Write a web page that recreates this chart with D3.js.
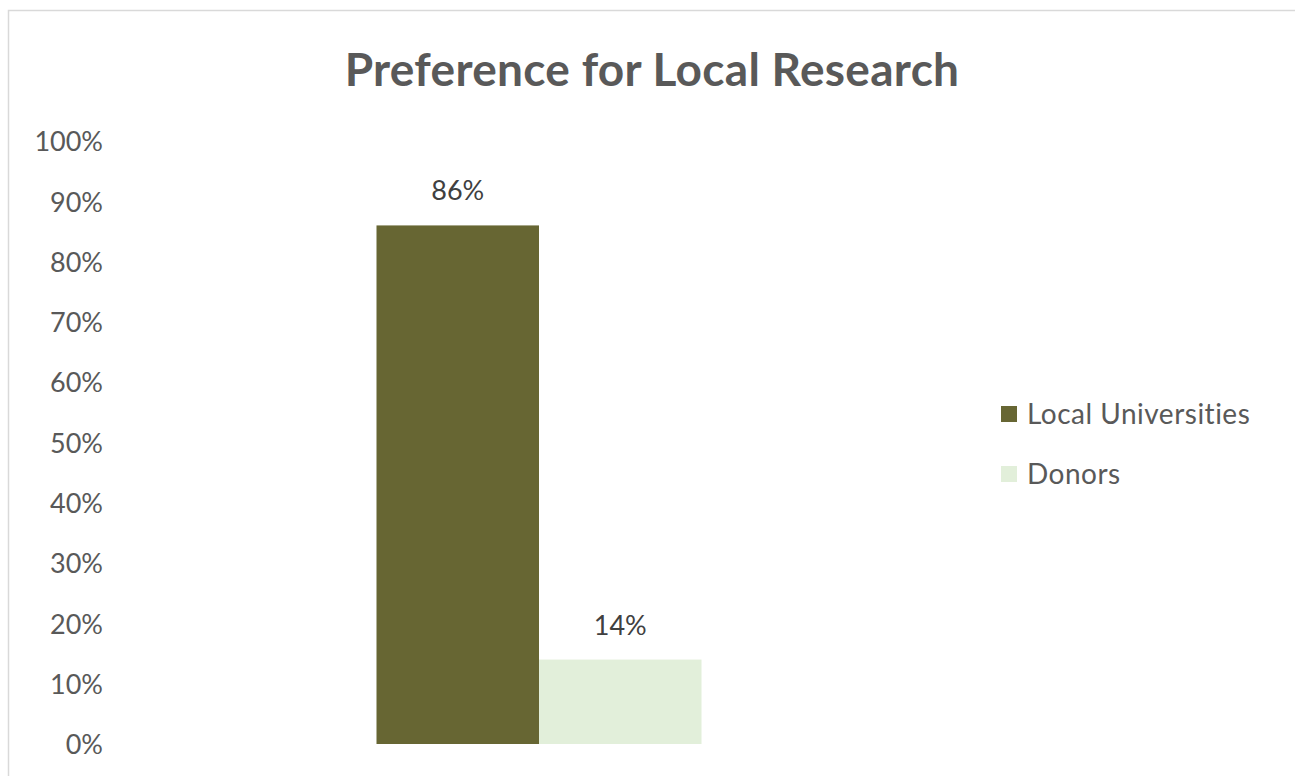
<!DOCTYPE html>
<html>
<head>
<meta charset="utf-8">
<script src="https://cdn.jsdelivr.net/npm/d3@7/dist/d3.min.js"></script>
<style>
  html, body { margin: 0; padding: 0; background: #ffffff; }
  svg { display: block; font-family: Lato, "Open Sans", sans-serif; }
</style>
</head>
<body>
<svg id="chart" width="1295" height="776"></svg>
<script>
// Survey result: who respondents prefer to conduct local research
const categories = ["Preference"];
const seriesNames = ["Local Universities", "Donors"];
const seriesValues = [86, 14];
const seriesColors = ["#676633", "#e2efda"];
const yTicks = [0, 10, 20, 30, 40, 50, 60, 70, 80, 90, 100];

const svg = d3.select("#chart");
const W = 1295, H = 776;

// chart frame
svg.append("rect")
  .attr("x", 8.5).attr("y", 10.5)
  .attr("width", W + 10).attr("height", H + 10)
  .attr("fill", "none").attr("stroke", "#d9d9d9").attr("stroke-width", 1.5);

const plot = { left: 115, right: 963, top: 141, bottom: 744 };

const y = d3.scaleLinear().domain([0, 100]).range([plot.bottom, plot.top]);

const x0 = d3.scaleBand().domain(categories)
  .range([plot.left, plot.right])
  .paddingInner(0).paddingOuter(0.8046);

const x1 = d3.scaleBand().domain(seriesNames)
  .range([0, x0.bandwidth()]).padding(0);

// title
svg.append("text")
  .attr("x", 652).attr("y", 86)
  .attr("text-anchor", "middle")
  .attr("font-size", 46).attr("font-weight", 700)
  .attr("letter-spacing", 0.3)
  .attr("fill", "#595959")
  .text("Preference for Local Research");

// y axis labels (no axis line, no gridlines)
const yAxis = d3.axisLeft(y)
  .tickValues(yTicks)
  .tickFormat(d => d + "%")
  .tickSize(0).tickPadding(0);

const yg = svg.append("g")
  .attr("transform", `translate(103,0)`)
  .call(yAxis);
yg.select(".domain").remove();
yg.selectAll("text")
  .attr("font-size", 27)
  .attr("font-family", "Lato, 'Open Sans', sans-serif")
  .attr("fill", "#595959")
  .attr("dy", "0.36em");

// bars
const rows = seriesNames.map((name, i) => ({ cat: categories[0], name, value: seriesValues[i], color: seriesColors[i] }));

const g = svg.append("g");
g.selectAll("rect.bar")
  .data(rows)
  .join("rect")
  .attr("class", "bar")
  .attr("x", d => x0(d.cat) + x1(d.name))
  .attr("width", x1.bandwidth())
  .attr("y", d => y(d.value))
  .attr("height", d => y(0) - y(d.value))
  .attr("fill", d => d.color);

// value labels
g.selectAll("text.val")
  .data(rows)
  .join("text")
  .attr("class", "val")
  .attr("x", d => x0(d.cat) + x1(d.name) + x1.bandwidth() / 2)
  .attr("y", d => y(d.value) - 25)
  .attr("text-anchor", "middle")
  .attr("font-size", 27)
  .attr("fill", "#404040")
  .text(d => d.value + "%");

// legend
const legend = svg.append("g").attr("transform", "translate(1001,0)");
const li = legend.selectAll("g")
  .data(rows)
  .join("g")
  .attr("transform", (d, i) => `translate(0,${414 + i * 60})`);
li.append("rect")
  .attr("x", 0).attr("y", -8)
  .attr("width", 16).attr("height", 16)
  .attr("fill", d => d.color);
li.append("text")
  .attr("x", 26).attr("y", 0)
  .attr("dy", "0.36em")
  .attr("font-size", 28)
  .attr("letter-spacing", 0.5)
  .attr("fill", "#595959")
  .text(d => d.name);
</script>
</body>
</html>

____

**Goal:** Every line is to be duplicated exactly, though pictures stay out.

**Final result:**
Write a web page that recreates this chart with D3.js.
<!DOCTYPE html>
<html>
<head>
<meta charset="utf-8">
<script src="https://cdn.jsdelivr.net/npm/d3@7/dist/d3.min.js"></script>
<style>
  html, body { margin: 0; padding: 0; background: #ffffff; }
  svg { display: block; font-family: Lato, "Open Sans", sans-serif; }
</style>
</head>
<body>
<svg id="chart" width="1295" height="776"></svg>
<script>
// Survey result: who respondents prefer to conduct local research
const categories = ["Preference"];
const seriesNames = ["Local Universities", "Donors"];
const seriesValues = [86, 14];
const seriesColors = ["#676633", "#e2efda"];
const yTicks = [0, 10, 20, 30, 40, 50, 60, 70, 80, 90, 100];

const svg = d3.select("#chart");
const W = 1295, H = 776;

// chart frame
svg.append("rect")
  .attr("x", 8.5).attr("y", 10.5)
  .attr("width", W + 10).attr("height", H + 10)
  .attr("fill", "none").attr("stroke", "#d9d9d9").attr("stroke-width", 1.5);

const plot = { left: 115, right: 963, top: 141, bottom: 744 };

const y = d3.scaleLinear().domain([0, 100]).range([plot.bottom, plot.top]);

const x0 = d3.scaleBand().domain(categories)
  .range([plot.left, plot.right])
  .paddingInner(0).paddingOuter(0.8046);

const x1 = d3.scaleBand().domain(seriesNames)
  .range([0, x0.bandwidth()]).padding(0);

// title
svg.append("text")
  .attr("x", 652).attr("y", 86)
  .attr("text-anchor", "middle")
  .attr("font-size", 46).attr("font-weight", 700)
  .attr("letter-spacing", 0.3)
  .attr("fill", "#595959")
  .text("Preference for Local Research");

// y axis labels (no axis line, no gridlines)
const yAxis = d3.axisLeft(y)
  .tickValues(yTicks)
  .tickFormat(d => d + "%")
  .tickSize(0).tickPadding(0);

const yg = svg.append("g")
  .attr("transform", `translate(103,0)`)
  .call(yAxis);
yg.select(".domain").remove();
yg.selectAll("text")
  .attr("font-size", 27)
  .attr("font-family", "Lato, 'Open Sans', sans-serif")
  .attr("fill", "#595959")
  .attr("dy", "0.36em");

// bars
const rows = seriesNames.map((name, i) => ({ cat: categories[0], name, value: seriesValues[i], color: seriesColors[i] }));

const g = svg.append("g");
g.selectAll("rect.bar")
  .data(rows)
  .join("rect")
  .attr("class", "bar")
  .attr("x", d => x0(d.cat) + x1(d.name))
  .attr("width", x1.bandwidth())
  .attr("y", d => y(d.value))
  .attr("height", d => y(0) - y(d.value))
  .attr("fill", d => d.color);

// value labels
g.selectAll("text.val")
  .data(rows)
  .join("text")
  .attr("class", "val")
  .attr("x", d => x0(d.cat) + x1(d.name) + x1.bandwidth() / 2)
  .attr("y", d => y(d.value) - 25)
  .attr("text-anchor", "middle")
  .attr("font-size", 27)
  .attr("fill", "#404040")
  .text(d => d.value + "%");

// legend
const legend = svg.append("g").attr("transform", "translate(1001,0)");
const li = legend.selectAll("g")
  .data(rows)
  .join("g")
  .attr("transform", (d, i) => `translate(0,${414 + i * 60})`);
li.append("rect")
  .attr("x", 0).attr("y", -8)
  .attr("width", 16).attr("height", 16)
  .attr("fill", d => d.color);
li.append("text")
  .attr("x", 26).attr("y", 0)
  .attr("dy", "0.36em")
  .attr("font-size", 28)
  .attr("letter-spacing", 0.5)
  .attr("fill", "#595959")
  .text(d => d.name);
</script>
</body>
</html>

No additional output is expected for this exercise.